Beliebtes Szeneviertel
Da Prenzlauer Berg während des Zweiten Weltkriegs bis auf wenigen Ausnahmen von Bombardements verschont blieb, ist der Immobilienbestand aus den Jahren 1889 bis 1948 bis heute fast vollständig erhalten geblieben. Mehr als 80 Prozent der Wohnungen stammen aus diesen Jahren. Es wären vielleicht noch ein paar Prozent mehr gewesen, wenn die DDR-Führung ihren Fokus nicht fast ausschließlich auf den Neubau von Plattensiedlungen gelegt hätte. Die Altbauten verfielen in dieser Zeit, die Wohnungen waren teilweise nicht mehr bewohnbar. Wer konnte, verließ den Stadtteil und zog in eine der modernen Plattenbauwohnungen.
Was blieb, war die „alternative Szene“, die Prenzlauer Berg seinen bis heute berühmten Ruf verlieh. Studenten, Literaten und Künstler wurden vom Image des Ortsteils angezogen. Prenzlauer Berg entwickelte sich zu einem Szeneviertel, das für sein ausgeprägtes Nachtleben, seine Kneipen, Cafés und Clubs bekannt wurde. Daran hat sich bis heute nur wenig geändert, so dass es nicht verwundert, dass bekannte Bands wie Rammstein und Rosenstolz zu den Stammbesuchern zählen. Zentrum des kulturellen Lebens ist vor allem die Kulturbrauerei. Sie befindet sich auf dem Gelände der ehemaligen Schultheiss-Brauerei in der Schönhauser Allee, Ecke Danziger Straße.

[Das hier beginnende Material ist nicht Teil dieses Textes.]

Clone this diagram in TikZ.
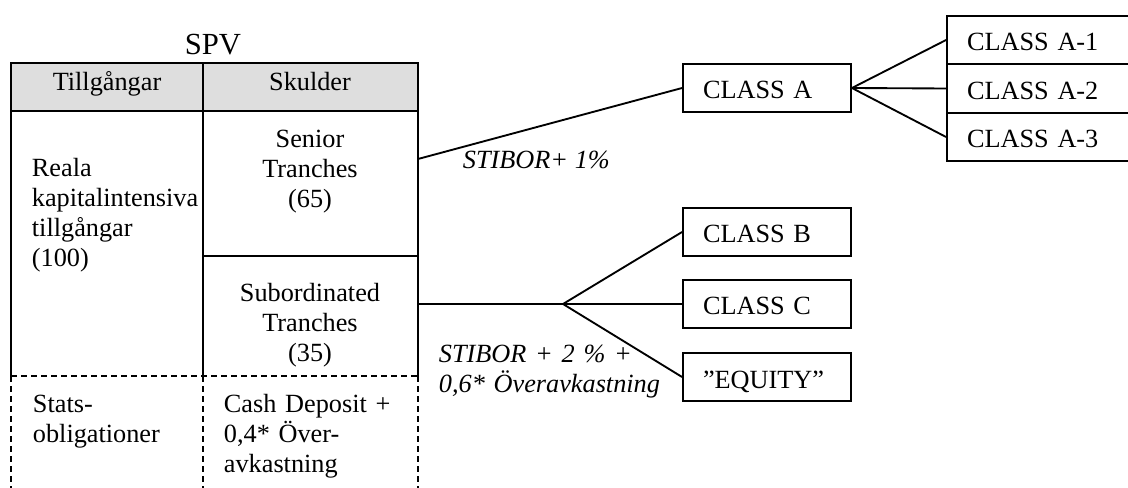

Steigende Mieten und Kaufpreise
Nach der politischen Wende setzte eine Sanierungswelle in Prenzlauer Berg ein. Die maroden Gebäude wurden größtenteils saniert. Mit der Modernisierung veränderte sich die Bevölkerungsstruktur im Ortsteil. Die nach den Baumaßnahmen gestiegenen Mieten konnten viele Bewohner jedoch nicht mehr zahlen und zogen deshalb in andere Stadtteile. Zu den Zuzüglern gehören Akademiker und junge Familien, die über ein höheres Haushaltseinkommen verfügen. Auf großes Interesse stoßen vor allem die klassischen Kiezlagen rund um den Kollwitzplatz sowie das Bötzow- und das Winsviertel. Die Nachfrage ist in diesen Gegenden so hoch, dass mitunter Preise durchgesetzt werden können, die sonst nur im Erstbezug sanierter Altbauten oder bei Neubauwohnungen üblich sind. Durchschnittlich 11,53 Euro pro Quadratmeter werden mittlerweile im oberen Angebotssegment gezahlt. Auch im unteren Marktsegment erreicht Prenzlauer Berg Spitzenwerte. In den beliebtesten Quartieren rund um den Kollwitz- und den Helmholtzplatz werden durchschnittlich zwischen 6,09 und 6,55 Euro pro Quadratmeter verlangt. Da die Kaufkraft im Berliner Vergleich jedoch nur mäßig ist, gehört Prenzlauer Berg zu den Gebieten in der Hauptstadt mit den höchsten Wohnkostenquoten: Mehr als 33 Prozent der ortsüblichen Kaufkraft müssen die Bewohner für die Warmmiete aufbringen. Zu den günstigeren Wohngebieten zählen die Viertel nördlich der Danziger Straße und rund um die Schönhauser Allee. Dort ist bereits eine steigende Nachfrage nach Wohnimmobilien zu verzeichnen.